-- Excerpted records start --
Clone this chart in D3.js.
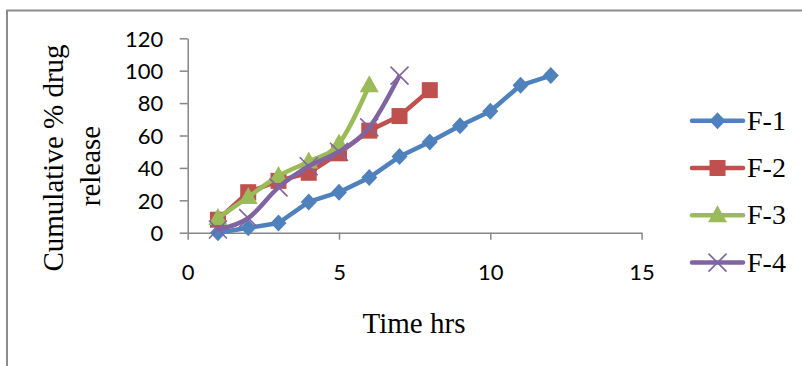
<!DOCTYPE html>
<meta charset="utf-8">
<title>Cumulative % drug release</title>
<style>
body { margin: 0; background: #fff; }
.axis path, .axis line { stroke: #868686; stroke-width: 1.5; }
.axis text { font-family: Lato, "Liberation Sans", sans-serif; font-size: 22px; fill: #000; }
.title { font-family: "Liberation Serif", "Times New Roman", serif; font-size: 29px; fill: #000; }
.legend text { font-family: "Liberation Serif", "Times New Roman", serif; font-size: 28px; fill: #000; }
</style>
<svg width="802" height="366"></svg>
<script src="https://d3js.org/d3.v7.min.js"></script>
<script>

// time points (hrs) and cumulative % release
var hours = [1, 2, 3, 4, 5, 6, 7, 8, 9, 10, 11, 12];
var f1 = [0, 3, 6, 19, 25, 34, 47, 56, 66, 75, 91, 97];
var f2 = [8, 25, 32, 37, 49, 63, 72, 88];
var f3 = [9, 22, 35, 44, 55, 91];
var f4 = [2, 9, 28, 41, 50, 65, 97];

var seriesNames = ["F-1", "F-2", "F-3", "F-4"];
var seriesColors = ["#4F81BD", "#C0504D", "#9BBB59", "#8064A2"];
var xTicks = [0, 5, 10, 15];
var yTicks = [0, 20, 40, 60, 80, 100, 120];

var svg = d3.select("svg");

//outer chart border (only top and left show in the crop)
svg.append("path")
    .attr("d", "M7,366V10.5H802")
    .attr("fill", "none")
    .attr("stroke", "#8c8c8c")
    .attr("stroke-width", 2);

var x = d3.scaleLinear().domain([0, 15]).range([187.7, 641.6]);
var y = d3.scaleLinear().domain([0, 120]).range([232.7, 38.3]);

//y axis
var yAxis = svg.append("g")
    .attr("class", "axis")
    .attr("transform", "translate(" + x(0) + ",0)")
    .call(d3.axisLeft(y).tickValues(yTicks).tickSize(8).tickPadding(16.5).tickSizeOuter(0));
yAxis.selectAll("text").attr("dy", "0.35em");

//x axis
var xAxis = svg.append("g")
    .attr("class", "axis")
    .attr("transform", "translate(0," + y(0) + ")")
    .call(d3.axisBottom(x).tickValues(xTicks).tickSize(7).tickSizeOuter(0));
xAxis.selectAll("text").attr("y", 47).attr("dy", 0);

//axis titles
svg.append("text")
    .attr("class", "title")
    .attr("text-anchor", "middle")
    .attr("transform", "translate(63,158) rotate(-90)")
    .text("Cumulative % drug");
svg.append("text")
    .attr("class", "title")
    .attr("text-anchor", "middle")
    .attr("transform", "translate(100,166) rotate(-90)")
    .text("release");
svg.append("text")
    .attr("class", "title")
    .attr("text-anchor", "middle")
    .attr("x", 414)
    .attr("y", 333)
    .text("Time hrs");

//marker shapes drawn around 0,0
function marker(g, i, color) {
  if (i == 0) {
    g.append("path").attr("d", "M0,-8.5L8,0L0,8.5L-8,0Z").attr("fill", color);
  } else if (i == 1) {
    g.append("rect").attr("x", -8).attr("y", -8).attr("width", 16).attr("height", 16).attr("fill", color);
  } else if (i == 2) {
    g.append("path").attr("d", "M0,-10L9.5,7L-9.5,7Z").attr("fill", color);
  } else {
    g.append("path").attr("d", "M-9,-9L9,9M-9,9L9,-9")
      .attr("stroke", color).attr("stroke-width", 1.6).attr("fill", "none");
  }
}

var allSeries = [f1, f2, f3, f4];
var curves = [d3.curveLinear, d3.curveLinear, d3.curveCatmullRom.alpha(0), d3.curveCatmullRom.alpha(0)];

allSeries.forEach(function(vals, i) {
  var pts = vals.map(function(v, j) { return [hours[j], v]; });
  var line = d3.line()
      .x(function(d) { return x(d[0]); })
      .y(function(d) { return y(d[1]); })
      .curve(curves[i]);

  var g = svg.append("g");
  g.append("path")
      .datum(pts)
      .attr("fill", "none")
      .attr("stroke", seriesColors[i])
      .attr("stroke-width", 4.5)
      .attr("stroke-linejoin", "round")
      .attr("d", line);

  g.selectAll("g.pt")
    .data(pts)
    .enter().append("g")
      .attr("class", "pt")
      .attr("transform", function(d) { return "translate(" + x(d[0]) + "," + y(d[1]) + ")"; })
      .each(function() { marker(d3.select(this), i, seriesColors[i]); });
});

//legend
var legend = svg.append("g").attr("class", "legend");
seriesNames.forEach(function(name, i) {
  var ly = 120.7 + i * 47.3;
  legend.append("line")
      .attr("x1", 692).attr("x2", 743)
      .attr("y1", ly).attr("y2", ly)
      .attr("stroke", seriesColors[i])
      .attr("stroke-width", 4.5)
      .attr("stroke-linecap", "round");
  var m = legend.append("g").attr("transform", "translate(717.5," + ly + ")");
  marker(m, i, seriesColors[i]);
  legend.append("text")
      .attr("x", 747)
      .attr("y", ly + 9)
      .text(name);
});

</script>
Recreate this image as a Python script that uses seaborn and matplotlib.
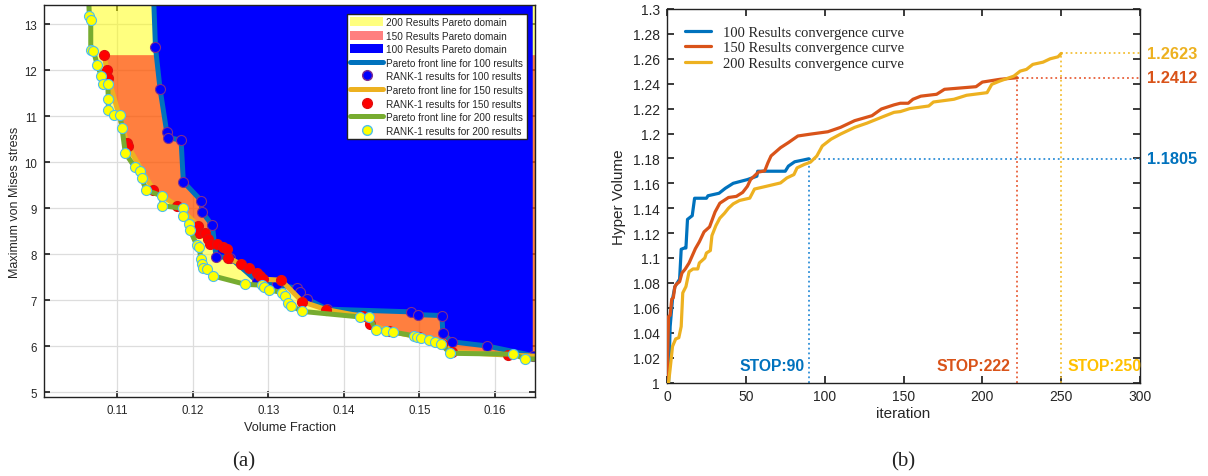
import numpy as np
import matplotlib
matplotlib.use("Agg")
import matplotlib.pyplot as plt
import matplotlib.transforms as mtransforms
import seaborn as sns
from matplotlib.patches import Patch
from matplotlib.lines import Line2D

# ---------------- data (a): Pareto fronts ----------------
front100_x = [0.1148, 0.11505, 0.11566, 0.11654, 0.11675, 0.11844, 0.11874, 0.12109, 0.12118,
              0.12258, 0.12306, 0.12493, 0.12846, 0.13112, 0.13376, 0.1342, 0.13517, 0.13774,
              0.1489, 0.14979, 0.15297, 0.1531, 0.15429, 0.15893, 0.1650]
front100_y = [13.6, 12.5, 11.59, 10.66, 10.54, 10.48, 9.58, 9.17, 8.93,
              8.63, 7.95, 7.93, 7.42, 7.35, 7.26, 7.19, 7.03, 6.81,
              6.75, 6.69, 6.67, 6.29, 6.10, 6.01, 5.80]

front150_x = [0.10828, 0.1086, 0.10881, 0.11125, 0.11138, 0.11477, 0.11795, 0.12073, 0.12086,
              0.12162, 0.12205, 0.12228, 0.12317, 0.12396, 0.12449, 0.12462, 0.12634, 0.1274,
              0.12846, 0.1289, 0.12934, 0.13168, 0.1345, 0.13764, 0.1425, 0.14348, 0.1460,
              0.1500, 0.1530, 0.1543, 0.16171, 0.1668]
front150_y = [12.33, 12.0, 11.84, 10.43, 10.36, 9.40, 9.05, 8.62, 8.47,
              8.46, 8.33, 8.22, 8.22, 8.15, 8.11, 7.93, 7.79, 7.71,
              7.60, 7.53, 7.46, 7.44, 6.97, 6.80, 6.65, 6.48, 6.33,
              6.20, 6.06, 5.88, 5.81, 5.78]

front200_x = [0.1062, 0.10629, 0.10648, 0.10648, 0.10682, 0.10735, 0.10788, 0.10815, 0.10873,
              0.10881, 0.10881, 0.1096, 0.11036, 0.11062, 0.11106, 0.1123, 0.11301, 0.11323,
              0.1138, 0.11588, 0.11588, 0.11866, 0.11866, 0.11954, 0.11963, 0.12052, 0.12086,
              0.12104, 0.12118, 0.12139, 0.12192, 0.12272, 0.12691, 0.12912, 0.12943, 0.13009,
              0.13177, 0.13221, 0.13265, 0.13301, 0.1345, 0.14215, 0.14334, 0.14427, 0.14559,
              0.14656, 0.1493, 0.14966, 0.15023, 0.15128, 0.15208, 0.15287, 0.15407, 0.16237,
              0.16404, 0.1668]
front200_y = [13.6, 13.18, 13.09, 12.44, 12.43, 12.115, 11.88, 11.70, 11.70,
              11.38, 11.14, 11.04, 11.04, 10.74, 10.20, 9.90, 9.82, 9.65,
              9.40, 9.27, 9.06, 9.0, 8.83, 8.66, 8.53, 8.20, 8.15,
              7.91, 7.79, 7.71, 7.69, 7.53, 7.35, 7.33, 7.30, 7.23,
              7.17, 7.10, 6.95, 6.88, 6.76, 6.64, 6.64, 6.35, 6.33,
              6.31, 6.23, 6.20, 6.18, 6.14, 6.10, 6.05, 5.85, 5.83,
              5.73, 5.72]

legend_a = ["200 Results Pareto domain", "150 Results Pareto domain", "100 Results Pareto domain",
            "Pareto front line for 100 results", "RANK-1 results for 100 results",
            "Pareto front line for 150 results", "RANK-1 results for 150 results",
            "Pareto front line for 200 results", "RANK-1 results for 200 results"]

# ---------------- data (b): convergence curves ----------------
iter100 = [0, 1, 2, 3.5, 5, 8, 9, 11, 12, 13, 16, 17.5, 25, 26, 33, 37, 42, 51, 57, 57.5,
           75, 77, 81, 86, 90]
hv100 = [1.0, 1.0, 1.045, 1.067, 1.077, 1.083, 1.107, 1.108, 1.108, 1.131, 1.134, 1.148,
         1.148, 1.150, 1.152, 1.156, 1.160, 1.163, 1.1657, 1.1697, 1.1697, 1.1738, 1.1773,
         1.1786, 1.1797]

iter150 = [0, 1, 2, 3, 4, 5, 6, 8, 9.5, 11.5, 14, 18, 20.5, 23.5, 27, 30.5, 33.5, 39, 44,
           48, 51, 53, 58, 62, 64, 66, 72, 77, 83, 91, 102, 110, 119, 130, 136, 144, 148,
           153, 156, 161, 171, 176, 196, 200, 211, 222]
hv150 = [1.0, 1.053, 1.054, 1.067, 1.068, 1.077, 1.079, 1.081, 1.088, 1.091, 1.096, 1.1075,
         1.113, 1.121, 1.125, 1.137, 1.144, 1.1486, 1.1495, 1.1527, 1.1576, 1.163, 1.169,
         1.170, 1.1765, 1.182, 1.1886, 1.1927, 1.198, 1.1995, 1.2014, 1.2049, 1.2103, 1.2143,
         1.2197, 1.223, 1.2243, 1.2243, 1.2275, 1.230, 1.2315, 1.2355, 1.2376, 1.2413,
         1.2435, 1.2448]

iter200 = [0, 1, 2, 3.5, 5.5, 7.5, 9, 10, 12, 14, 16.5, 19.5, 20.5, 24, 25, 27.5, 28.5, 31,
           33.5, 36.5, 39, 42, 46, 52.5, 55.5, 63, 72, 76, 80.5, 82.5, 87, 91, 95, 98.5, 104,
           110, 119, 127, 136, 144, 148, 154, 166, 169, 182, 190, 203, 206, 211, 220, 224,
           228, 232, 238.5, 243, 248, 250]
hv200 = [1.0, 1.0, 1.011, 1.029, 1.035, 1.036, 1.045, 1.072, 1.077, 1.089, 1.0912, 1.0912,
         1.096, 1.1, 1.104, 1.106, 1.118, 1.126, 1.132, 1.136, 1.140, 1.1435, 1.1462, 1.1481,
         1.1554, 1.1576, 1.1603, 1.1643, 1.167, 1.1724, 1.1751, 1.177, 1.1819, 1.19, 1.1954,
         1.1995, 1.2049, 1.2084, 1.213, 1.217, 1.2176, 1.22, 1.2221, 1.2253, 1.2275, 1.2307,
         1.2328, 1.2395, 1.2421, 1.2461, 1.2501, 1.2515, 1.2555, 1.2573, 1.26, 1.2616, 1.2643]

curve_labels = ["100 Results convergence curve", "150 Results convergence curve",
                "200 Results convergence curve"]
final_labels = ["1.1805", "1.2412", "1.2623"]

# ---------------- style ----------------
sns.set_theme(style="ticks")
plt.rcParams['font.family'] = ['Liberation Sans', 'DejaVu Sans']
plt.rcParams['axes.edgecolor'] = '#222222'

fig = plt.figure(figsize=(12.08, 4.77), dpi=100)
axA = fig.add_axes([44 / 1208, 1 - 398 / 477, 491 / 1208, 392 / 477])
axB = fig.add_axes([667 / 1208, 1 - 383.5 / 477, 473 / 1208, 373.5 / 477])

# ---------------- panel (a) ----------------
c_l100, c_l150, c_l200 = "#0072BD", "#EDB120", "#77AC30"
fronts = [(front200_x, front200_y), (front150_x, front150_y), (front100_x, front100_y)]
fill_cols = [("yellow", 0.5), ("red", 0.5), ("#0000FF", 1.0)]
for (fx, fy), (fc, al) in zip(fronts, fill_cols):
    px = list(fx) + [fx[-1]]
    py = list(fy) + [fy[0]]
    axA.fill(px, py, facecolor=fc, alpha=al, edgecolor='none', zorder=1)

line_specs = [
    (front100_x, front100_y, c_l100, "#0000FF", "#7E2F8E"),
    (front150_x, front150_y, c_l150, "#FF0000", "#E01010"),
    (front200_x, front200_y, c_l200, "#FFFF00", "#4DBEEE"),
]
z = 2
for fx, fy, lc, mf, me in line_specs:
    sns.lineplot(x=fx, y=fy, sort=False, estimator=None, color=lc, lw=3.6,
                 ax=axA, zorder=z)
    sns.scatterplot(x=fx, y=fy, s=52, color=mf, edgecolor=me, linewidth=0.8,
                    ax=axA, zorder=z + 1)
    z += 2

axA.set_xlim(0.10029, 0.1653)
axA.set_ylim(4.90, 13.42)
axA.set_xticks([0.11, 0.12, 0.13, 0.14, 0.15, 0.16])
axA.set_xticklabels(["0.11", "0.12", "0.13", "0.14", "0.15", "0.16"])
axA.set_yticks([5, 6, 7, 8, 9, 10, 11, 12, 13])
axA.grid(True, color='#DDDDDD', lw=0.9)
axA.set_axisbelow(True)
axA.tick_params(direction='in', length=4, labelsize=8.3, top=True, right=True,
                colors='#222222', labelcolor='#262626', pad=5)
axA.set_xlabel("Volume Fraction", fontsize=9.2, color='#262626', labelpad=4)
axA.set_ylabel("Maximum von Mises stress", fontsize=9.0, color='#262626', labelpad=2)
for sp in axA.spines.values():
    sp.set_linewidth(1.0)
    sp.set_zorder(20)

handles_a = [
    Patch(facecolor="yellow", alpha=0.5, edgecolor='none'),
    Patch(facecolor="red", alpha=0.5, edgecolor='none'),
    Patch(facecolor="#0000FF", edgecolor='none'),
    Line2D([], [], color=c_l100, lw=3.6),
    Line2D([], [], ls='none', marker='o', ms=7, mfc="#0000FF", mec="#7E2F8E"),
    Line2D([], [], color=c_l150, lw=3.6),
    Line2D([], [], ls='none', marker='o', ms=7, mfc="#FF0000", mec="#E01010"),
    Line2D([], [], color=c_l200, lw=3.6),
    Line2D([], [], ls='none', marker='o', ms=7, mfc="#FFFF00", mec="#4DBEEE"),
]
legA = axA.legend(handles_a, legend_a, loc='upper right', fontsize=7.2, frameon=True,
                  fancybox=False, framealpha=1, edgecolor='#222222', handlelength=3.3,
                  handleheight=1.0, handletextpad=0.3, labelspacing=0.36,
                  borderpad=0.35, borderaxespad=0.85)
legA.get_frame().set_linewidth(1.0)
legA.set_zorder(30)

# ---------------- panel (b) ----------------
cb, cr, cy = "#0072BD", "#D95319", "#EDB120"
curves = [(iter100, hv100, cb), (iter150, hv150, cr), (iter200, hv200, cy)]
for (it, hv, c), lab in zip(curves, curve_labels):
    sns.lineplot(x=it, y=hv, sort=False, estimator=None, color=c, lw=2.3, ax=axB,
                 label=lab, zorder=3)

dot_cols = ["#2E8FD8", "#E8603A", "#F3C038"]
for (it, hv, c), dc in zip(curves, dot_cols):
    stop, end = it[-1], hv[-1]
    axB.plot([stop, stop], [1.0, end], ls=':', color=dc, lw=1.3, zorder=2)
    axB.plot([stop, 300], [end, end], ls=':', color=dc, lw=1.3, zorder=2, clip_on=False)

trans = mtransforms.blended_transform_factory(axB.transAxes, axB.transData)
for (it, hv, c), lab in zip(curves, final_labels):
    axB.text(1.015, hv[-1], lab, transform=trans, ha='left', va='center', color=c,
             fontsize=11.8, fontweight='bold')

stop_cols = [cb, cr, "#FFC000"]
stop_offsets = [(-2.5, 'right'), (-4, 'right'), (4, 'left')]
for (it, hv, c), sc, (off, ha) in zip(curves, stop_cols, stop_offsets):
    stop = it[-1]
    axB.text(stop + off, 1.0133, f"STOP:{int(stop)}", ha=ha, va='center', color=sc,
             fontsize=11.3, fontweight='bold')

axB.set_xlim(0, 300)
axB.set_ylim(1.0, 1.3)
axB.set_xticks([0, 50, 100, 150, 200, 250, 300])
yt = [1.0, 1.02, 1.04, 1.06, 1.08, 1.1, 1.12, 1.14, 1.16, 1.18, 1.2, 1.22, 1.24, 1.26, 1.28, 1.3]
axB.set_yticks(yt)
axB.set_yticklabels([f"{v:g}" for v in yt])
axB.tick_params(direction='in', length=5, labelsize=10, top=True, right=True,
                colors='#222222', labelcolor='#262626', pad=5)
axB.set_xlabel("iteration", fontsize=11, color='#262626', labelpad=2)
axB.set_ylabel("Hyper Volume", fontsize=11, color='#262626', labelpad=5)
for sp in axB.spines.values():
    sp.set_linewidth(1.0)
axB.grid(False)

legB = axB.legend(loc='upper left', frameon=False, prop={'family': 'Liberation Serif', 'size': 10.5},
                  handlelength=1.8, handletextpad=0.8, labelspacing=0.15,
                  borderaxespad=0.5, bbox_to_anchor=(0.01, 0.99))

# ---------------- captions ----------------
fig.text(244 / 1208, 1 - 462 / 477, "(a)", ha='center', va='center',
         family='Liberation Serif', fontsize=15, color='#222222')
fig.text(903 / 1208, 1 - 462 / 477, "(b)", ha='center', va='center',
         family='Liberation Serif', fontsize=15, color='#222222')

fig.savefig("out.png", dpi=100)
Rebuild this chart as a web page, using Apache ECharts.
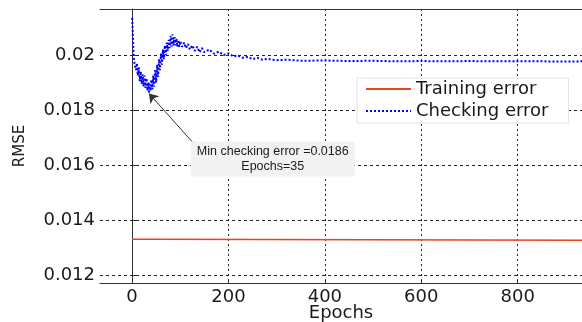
-- Excerpted records end --
» **Given problem**
Using the entries above, reproduce word for word only the lines from the one that contains "Recreate this image" to the one that contains "from matplotlib.lines import Line2D", both ends included, and drop every picture.

» **Exercise result**
Recreate this image as a Python script that uses seaborn and matplotlib.
import numpy as np
import matplotlib
matplotlib.use("Agg")
import matplotlib.pyplot as plt
import matplotlib.transforms as mtransforms
import seaborn as sns
from matplotlib.patches import Patch
from matplotlib.lines import Line2D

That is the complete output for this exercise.